In Zanzibar, all of the information required to make an authorization decision (namespaces, relationship tuples, etc.) is stored in Zanzibar, and the decision engine resolves access checks based on this data. This data can be scaled horizontally (and consistently) as needed for an application’s needs. This makes Zanzibar a centralized, unified solution for all of an application’s authorization needs. I’ve found this approach more purpose built / well suited for application authorization.

With OPA and other policy engines, the data required for performing access checks lives somewhere else (maybe the application’s database) and must be separately queried and included as part of the authorization check because OPA et al. are stateless decision engines.

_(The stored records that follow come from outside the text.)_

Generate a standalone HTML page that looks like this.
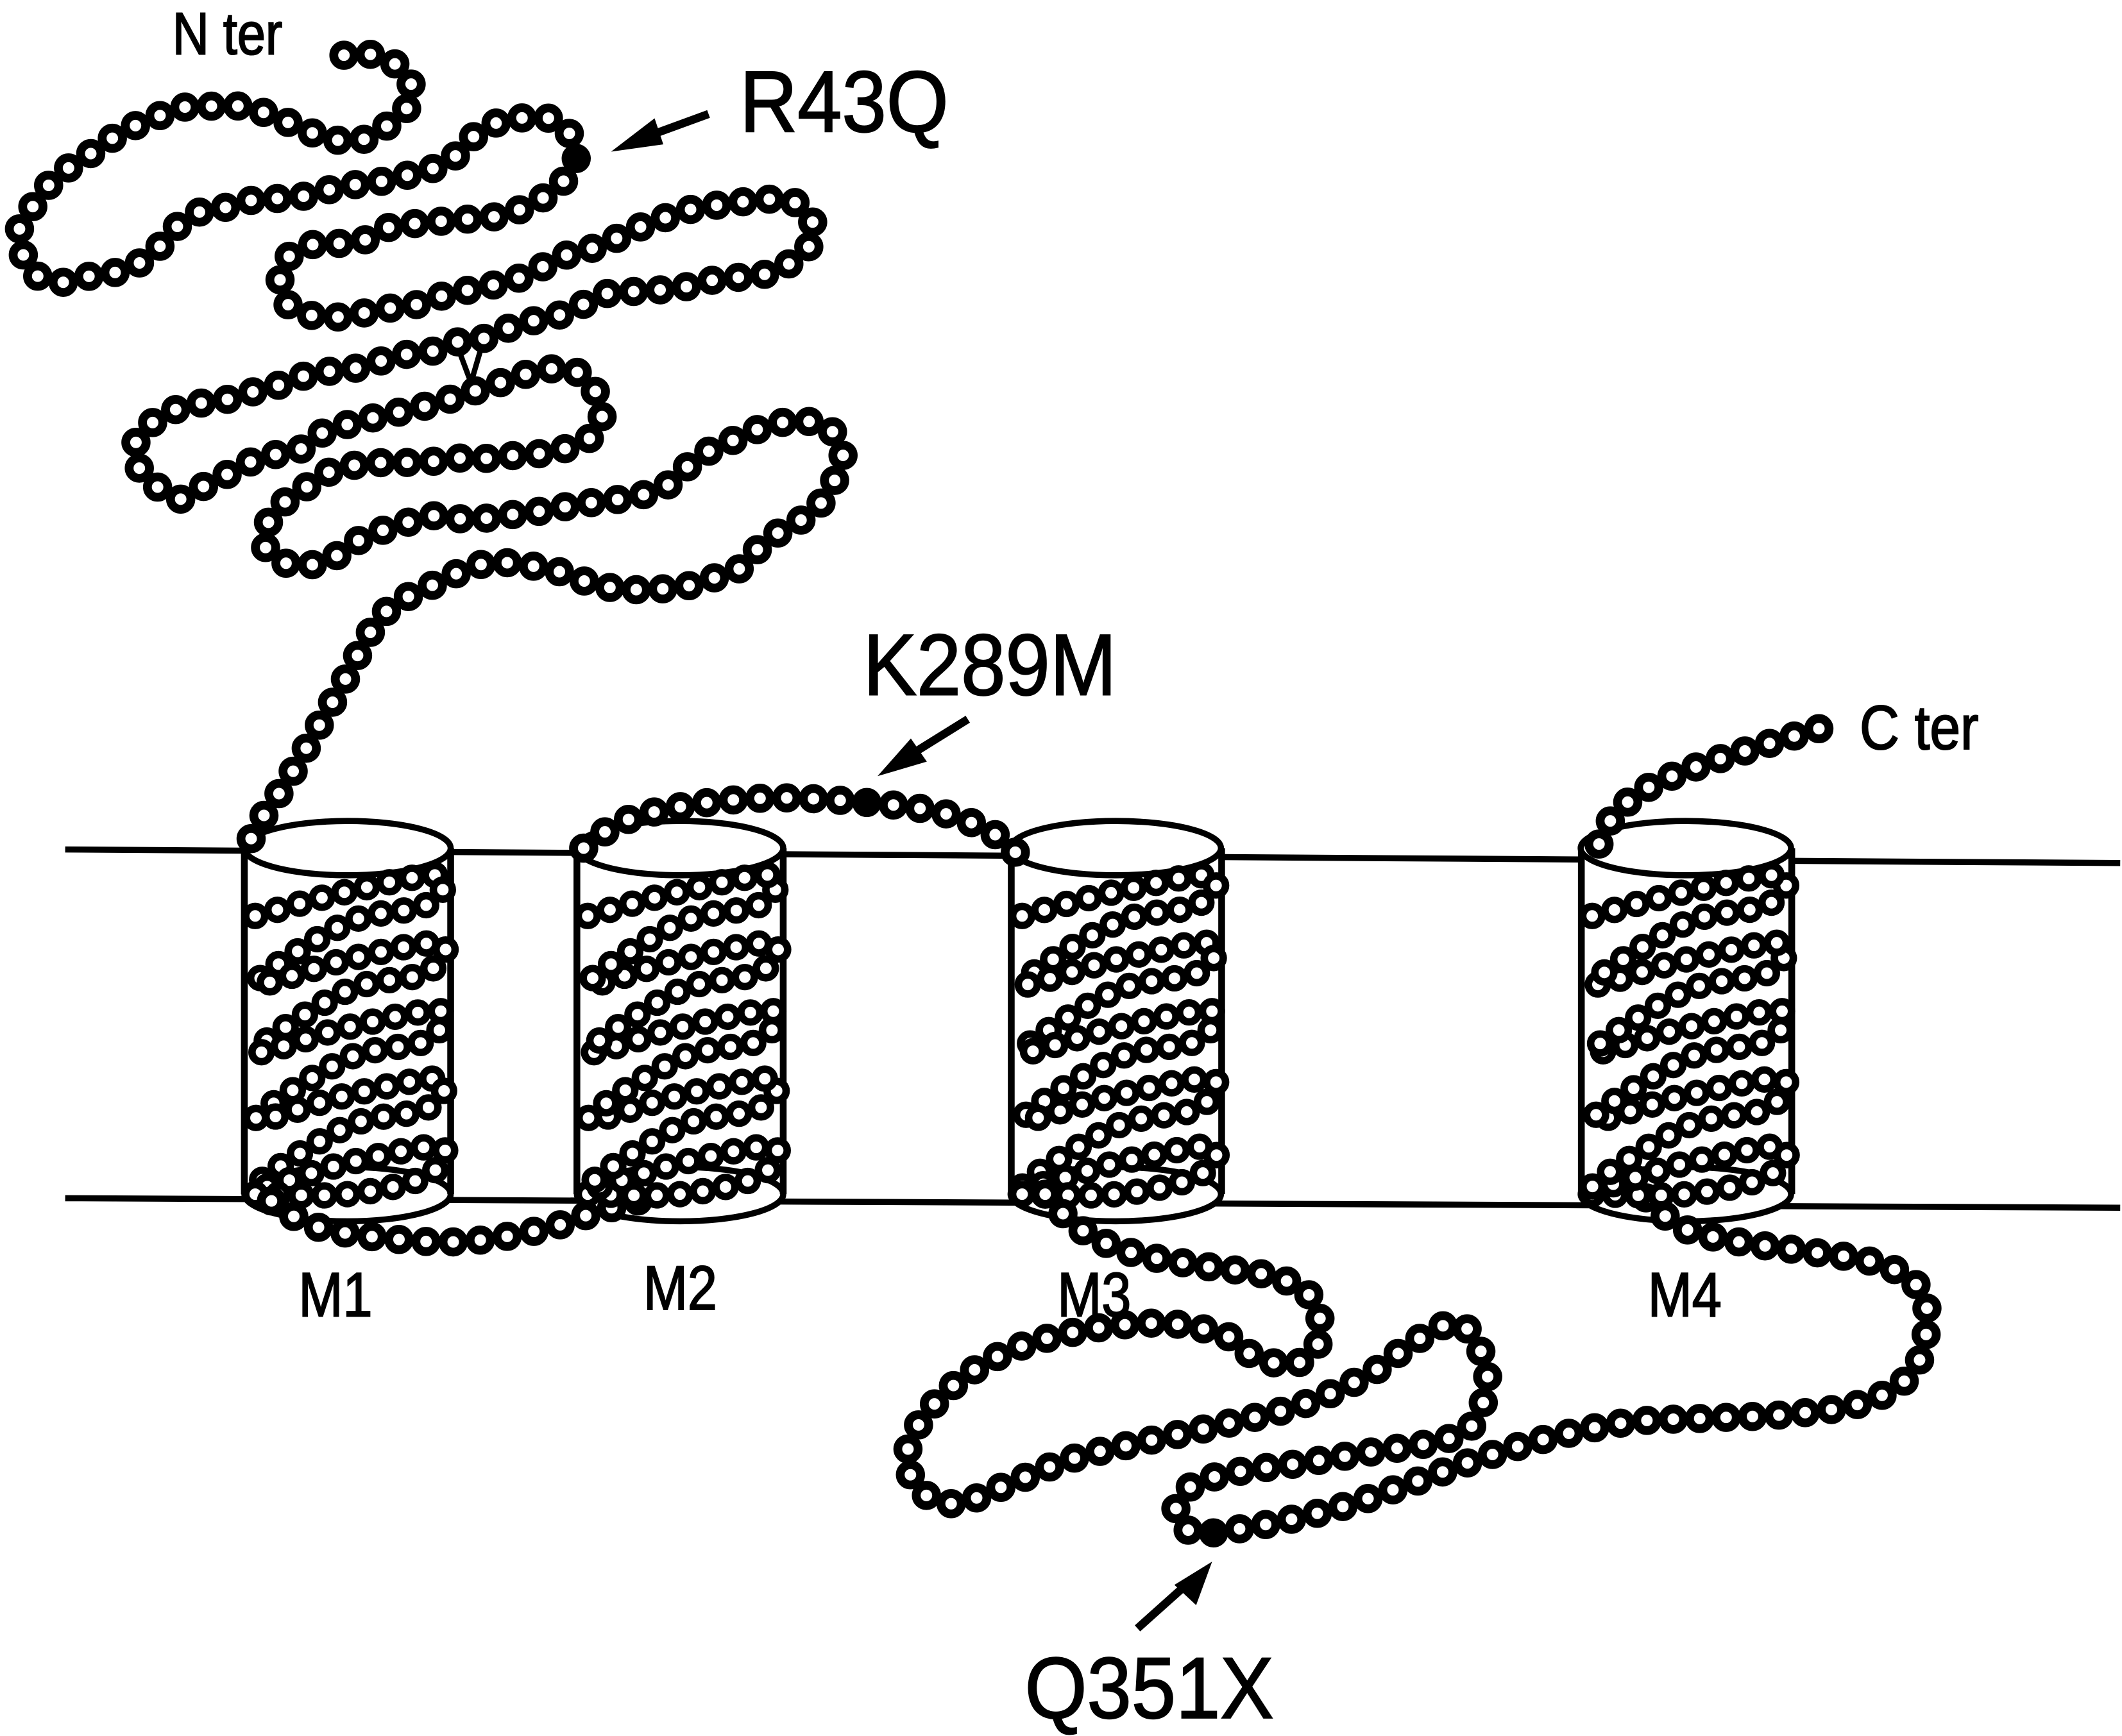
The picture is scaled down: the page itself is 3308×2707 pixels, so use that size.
<!DOCTYPE html>
<html><head><meta charset="utf-8"><style>
html,body{margin:0;padding:0;background:#fff;}
svg{display:block;}
text{font-family:"Liberation Sans",sans-serif;fill:#000;stroke:#000;stroke-width:1;}
</style></head><body>
<svg id="s" width="3308" height="2707" viewBox="0 0 1563.3 1279.3" xmlns="http://www.w3.org/2000/svg">
<rect x="0" y="0" width="1563.3" height="1279.3" fill="#fff"/>
<g stroke="#000" stroke-width="4.5" fill="none">
<line x1="48" y1="626" x2="1562" y2="636"/>
<line x1="48" y1="883" x2="1562" y2="890"/>
</g>
<g id="cyl"></g>
<g id="beads"></g>
<g stroke="#000" stroke-width="4" fill="none">
<line x1="338" y1="258" x2="347" y2="282"/><line x1="354" y1="258" x2="347" y2="282"/>
</g>
<g fill="#000" stroke="#000">
<line x1="522" y1="84" x2="470" y2="103" stroke-width="6"/><polygon points="452,111 482,88 488,106"/>
<line x1="713" y1="530" x2="668" y2="558" stroke-width="6"/><polygon points="648,571 671,545 682,561"/>
<line x1="838" y1="1200" x2="876" y2="1166" stroke-width="6"/><polygon points="892,1152 881,1182 866,1168"/>
</g>
<text x="127" y="40" font-size="44" transform="translate(127 0) scale(0.85 1) translate(-127 0)">N ter</text>
<text x="545" y="97" font-size="64" transform="translate(545 0) scale(0.92 1) translate(-545 0)">R43Q</text>
<text x="636" y="512" font-size="64" transform="translate(636 0) scale(0.92 1) translate(-636 0)">K289M</text>
<text x="1370" y="552" font-size="46" transform="translate(1370 0) scale(0.88 1) translate(-1370 0)">C ter</text>
<text x="755" y="1266" font-size="64" transform="translate(755 0) scale(0.92 1) translate(-755 0)">Q351X</text>
<text x="220" y="970" font-size="46" transform="translate(220 0) scale(0.85 1) translate(-220 0)">M1</text>
<text x="474" y="965" font-size="46" transform="translate(474 0) scale(0.85 1) translate(-474 0)">M2</text>
<text x="779" y="970" font-size="46" transform="translate(779 0) scale(0.85 1) translate(-779 0)">M3</text>
<text x="1214" y="970" font-size="46" transform="translate(1214 0) scale(0.85 1) translate(-1214 0)">M4</text>
</svg>
<script>
const NS="http://www.w3.org/2000/svg";
const B=document.getElementById('beads'),C=document.getElementById('cyl');
function el(t,a,p){const e=document.createElementNS(NS,t);for(const k in a)e.setAttribute(k,a[k]);(p||B).appendChild(e);return e;}
function cr(pts){let d="M"+pts[0][0]+","+pts[0][1];for(let i=0;i<pts.length-1;i++){const p0=pts[Math.max(0,i-1)],p1=pts[i],p2=pts[i+1],p3=pts[Math.min(pts.length-1,i+2)];
d+=" C"+(p1[0]+(p2[0]-p0[0])/6)+","+(p1[1]+(p2[1]-p0[1])/6)+" "+(p2[0]-(p3[0]-p1[0])/6)+","+(p2[1]-(p3[1]-p1[1])/6)+" "+p2[0]+","+p2[1];}return d;}
function chain(pts,r,sw,sp,filled){const p=el('path',{d:cr(pts),fill:'none',stroke:'none'});const L=p.getTotalLength();const n=Math.round(L/sp);
const qs=[];for(let i=0;i<=n;i++)qs.push(p.getPointAtLength(L*i/n));
const fi=new Set();(filled||[]).forEach(fp=>{let b=-1,bd=1e9;qs.forEach((q,i)=>{const d=Math.hypot(q.x-fp[0],q.y-fp[1]);if(d<bd){bd=d;b=i;}});fi.add(b);});
qs.forEach((q,i)=>el('circle',{cx:q.x,cy:q.y,r:r,fill:fi.has(i)?'#000':'#fff',stroke:'#000','stroke-width':sw}));}
[[256,180,332],[501,425,577],[822,745,900],[1242,1165,1320]].forEach(([c,l,r])=>{
 el('rect',{x:l,y:625,width:r-l,height:255,fill:'#fff',stroke:'none'},C);
 el('ellipse',{cx:c,cy:880,rx:(r-l)/2,ry:20,fill:'#fff',stroke:'#000','stroke-width':4.5},C);
 el('line',{x1:l,y1:625,x2:l,y2:880,stroke:'#000','stroke-width':5},C);
 el('line',{x1:r,y1:625,x2:r,y2:880,stroke:'#000','stroke-width':5},C);
 el('ellipse',{cx:c,cy:625,rx:(r-l)/2,ry:20,fill:'#fff',stroke:'#000','stroke-width':4.5},C);
});
function helix(l,r,down){const pts=[];const L=l+8,R=r-8;
 for(let i=0;i<5;i++){const y=645+i*50;pts.push([L,y+30]);pts.push([(L+R)/2,y+12]);pts.push([R,y]);pts.push([R-10,y+22]);pts.push([(L+R)/2,y+35]);}
 pts.push([L,880]);return down?pts:pts.reverse();}
const N=[[600,135],[655,135],[705,175],[720,240],[690,290],[645,335],[600,345],[535,320],[480,285],[420,260],[360,260],[310,265],[260,295],[215,320],[170,365],[130,400],[90,445],[60,500],[35,550],[40,620],[60,670],[110,690],[170,670],[220,660],[270,615],[300,565],[345,520],[400,505],[455,485],[510,485],[570,465],[625,450],[680,440],[730,420],[780,400],[810,355],[850,310],[900,290],[960,290],[995,330],[1005,390],[985,440],[940,490],[880,525],[820,535],[735,545],[680,555],[630,590],[590,595],[540,600],[495,640],[490,700],[510,755],[565,775],[615,770],[670,755],[725,745],[780,720],[850,700],[905,680],[950,650],[995,620],[1050,600],[1100,565],[1155,535],[1210,510],[1260,500],[1320,490],[1380,490],[1420,550],[1410,605],[1370,650],[1320,675],[1260,680],[1200,700],[1140,710],[1050,720],[1000,760],[960,775],[900,795],[850,825],[800,835],[750,860],[690,870],[640,895],[590,905],[540,915],[490,940],[435,960],[385,980],[330,990],[280,1020],[240,1070],[240,1135],[270,1185],[315,1220],[360,1185],[410,1150],[460,1115],[515,1105],[560,1060],[600,1040],[655,1020],[720,1000],[775,980],[830,955],[885,930],[945,905],[1000,905],[1040,960],[1050,1025],[1030,1070],[965,1105],[915,1110],[855,1120],[795,1120],[740,1130],[680,1130],[630,1135],[580,1150],[530,1195],[480,1250],[460,1325],[495,1375],[565,1375],[620,1325],[680,1290],[730,1270],[765,1260],[820,1270],[880,1260],[940,1250],[1000,1235],[1050,1225],[1105,1215],[1160,1190],[1200,1140],[1240,1100],[1290,1070],[1340,1040],[1390,1030],[1440,1040],[1470,1100],[1460,1160],[1440,1215],[1410,1260],[1360,1300],[1320,1345],[1290,1390],[1240,1415],[1190,1435],[1135,1440],[1085,1440],[1030,1425],[970,1395],[910,1380],[855,1375],[800,1400],[755,1430],[710,1460],[670,1500],[640,1560]].map(p=>[p[0]*0.4223,p[1]*0.3015]);
const A=N.concat([[252,505],[232,540],[212,575],[195,600],[185,618]]);
const R1=7.5,S1=6.5,P1=19.5,R2=7,S2=5.5,P2=17;
chain(A,R1,S1,P1,[[424,118]]);
chain(helix(180,332,true),R2,S2,P2);
chain([[200,885],[230,903],[280,912],[340,915],[400,906],[440,893],[470,885]],R1,S1,P1);
chain(helix(425,577,false),R2,S2,P2);
chain([[430,625],[460,605],[510,593],[570,588],[634,591],[690,598],[728,612],[748,628]],R1,S1,P1,[[634,591]]);
chain(helix(745,900,true),R2,S2,P2);
chain([[770,880],[795,905],[830,922],[880,932],[935,940],[965,955],[973,985],[955,1005],[925,1000],[905,985],[880,978],[850,975],[800,980],[750,993],[710,1015],[680,1045],[668,1075],[680,1100],[705,1108],[740,1095],[790,1075],[845,1062],[900,1050],[960,1035],[1010,1012],[1040,990],[1070,975],[1085,985],[1096,1015],[1085,1050],[1060,1062],[1010,1070],[960,1078],[910,1085],[878,1095],[866,1115],[880,1130],[903,1128],[940,1122],[990,1110],[1040,1093],[1090,1075],[1140,1060],[1200,1048],[1260,1045],[1320,1042],[1375,1033],[1410,1010],[1420,970],[1410,945],[1380,930],[1330,922],[1280,915],[1240,905],[1215,885],[1200,868]],R1,S1,P1,[[903,1128]]);
chain(helix(1165,1320,false),R2,S2,P2);
chain([[1178,622],[1190,600],[1215,580],[1250,565],[1290,552],[1340,537]],R1,S1,P1);
</script>
</body></html>
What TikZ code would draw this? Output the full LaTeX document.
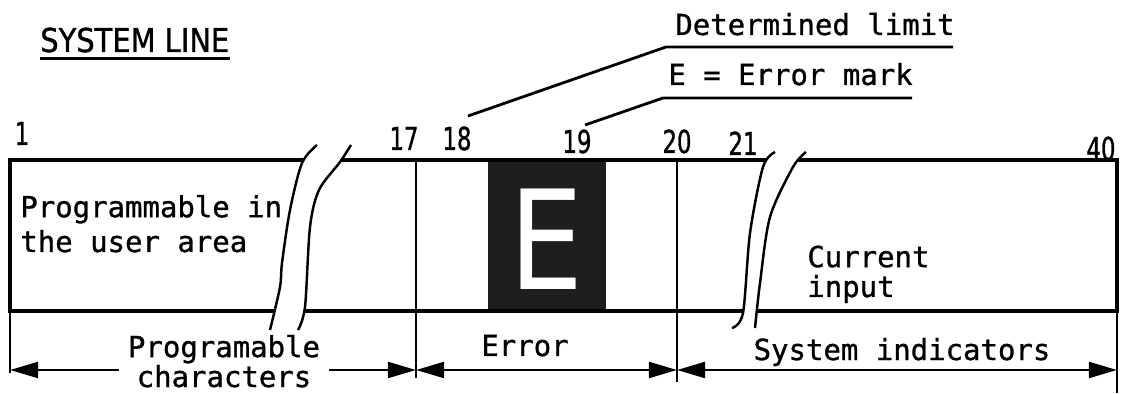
\documentclass[tikz,border=0pt]{standalone}
\usepackage{fontspec}
\setmainfont[FakeBold=1]{DejaVu Sans Mono}
\newfontfamily\numfont[FakeStretch=0.72, FakeBold=1]{DejaVu Sans}
\newfontfamily\titlefont[FakeStretch=0.88, FakeBold=1]{DejaVu Sans}
\newfontfamily\markfont[FakeStretch=0.85]{DejaVu Sans}
\usetikzlibrary{arrows.meta, positioning}
\definecolor{markblack}{HTML}{1e1e1e}

\tikzset{
  box line/.style={line width=2.4pt},
  ext line/.style={line width=1.6pt},
  dim line/.style={line width=1.6pt, {Triangle[length=16pt,width=9pt]}-{Triangle[length=16pt,width=9pt]}},
  mono/.style={font=\fontsize{16.5}{17}\selectfont, inner sep=0pt},
  num/.style={font=\numfont\fontsize{18}{18}\selectfont, inner sep=0pt, anchor=base},
  break line/.style={line width=1.4pt},
}

\begin{document}
\begin{tikzpicture}[x=0.02cm, y=-0.02cm]
\useasboundingbox (0,0) rectangle (1121,394);

% title
\node[font=\titlefont\fontsize{18.7}{19}\selectfont, inner sep=0pt, anchor=base west] (title) at (40,52) {SYSTEM LINE};
\draw[ext line] ([yshift=-3.5pt]title.base west) -- ([yshift=-3.5pt]title.base east);

% character positions
\foreach \x/\y/\n in {22/145/1, 404/150/17, 457/150/18, 577/153/19, 677/153/20, 743/155/21, 1101/160/40} {
  \node[num] (n\n) at (\x,\y) {\n};
}

% error mark field
\fill[markblack] (488,160) rectangle (606,311);
\node[font=\markfont\fontsize{78.5}{80}\selectfont, text=white, inner sep=0pt] (emark) at (547,239) {E};

% the line itself
\draw[box line] (10,160) rectangle (1117,311);
\draw[ext line] (10,160) -- (10,373);
\draw[ext line] (416,160) -- (416,378);
\draw[ext line] (677,160) -- (677,382);
\draw[ext line] (1117,160) -- (1117,393);

% breaks
\fill[white] plot[smooth] coordinates {(317,145) (302,163) (290,210) (282,263) (280,287) (270,330)}
  -- plot[smooth] coordinates {(298,330) (305,307) (310,227) (319,190) (340,162) (351,145)} -- cycle;
\draw[break line] plot[smooth] coordinates {(317,145) (302,163) (290,210) (282,263) (280,287) (270,330)};
\draw[break line] plot[smooth] coordinates {(298,330) (305,307) (310,227) (319,190) (340,162) (351,145)};
\fill[white] plot[smooth] coordinates {(775,152) (763,167) (750,233) (743,313) (732,328)}
  -- plot[smooth] coordinates {(755,328) (760,283) (770,217) (793,167) (806,152)} -- cycle;
\draw[break line] plot[smooth] coordinates {(775,152) (763,167) (750,233) (743,313) (732,328)};
\draw[break line] plot[smooth] coordinates {(755,328) (760,283) (770,217) (793,167) (806,152)};

% texts in the line
\node[mono, anchor=base west, align=left] (user) at (20,252) {Programmable in\\[2.8pt]the user area};
\node[mono, anchor=base west, align=left] (input) at (807,297) {Current\\input};

% dimensions
\coordinate (d1) at (10,370);
\coordinate (d17) at (416,370);
\coordinate (d20) at (677,370);
\coordinate (d40) at (1117,370);
\draw[dim line] (d1) -- (d17);
\draw[dim line] (d17) -- (d20);
\draw[dim line] (d20) -- (d40);
\node[mono, align=center, fill=white, inner xsep=5pt, anchor=base] (prog) at (224,387) {Programable\\characters};
\node[mono, anchor=base] (err) at (525,356) {Error};
\node[mono, anchor=base] (sys) at (902,360) {System indicators};

% leaders
\node[mono, anchor=base west] (limit) at (675,35) {Determined limit};
\node[mono, anchor=base west] (mark) at (668,85) {E = Error mark};
\coordinate (lim18) at (468,116);
\coordinate (mark19) at (585,125);
\draw[ext line] (lim18) -- (666,47) -- (953,47);
\draw[ext line] (mark19) -- (663,98) -- (912,98);
\end{tikzpicture}
\end{document}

This makes it such that you need to piece together data from different sources in order to get your final decision, which IMO is something most developers don’t want to deal with.

On the flip side, Zanzibar’s “namespaces” are a very simple policy layer not well suited to querying against data outside of Zanzibar’s scope (e.g. geolocation, time, etc). For scenarios like this, a full fledged policy-as-code solution is great. However, it should be noted that some open source Zanzibar implementations like Warrant[1] and SpiceDB[2] (mentioned in the article) also offer a policy-as-code layer on top of Zanzibar’s graph-based/ReBAC approach to tackle these scenarios.

Disclaimer, I’m one of the founders of Warrant.

[1] https://github.com/warrant-dev/warrant

[2] https://github.com/authzed/spicedb

2 comments

I don't see the dichotomy. in all the work I've done lately in this area there is a defined schema for a rule - so its really not that hard to be code and data, maybe even more so in a declarative world.
That's fair and also why I believe a complete authz solution needs some elements of both.
Why does the Ruby SDK not use a constructible client like other SDKs? It does not look re-entrant.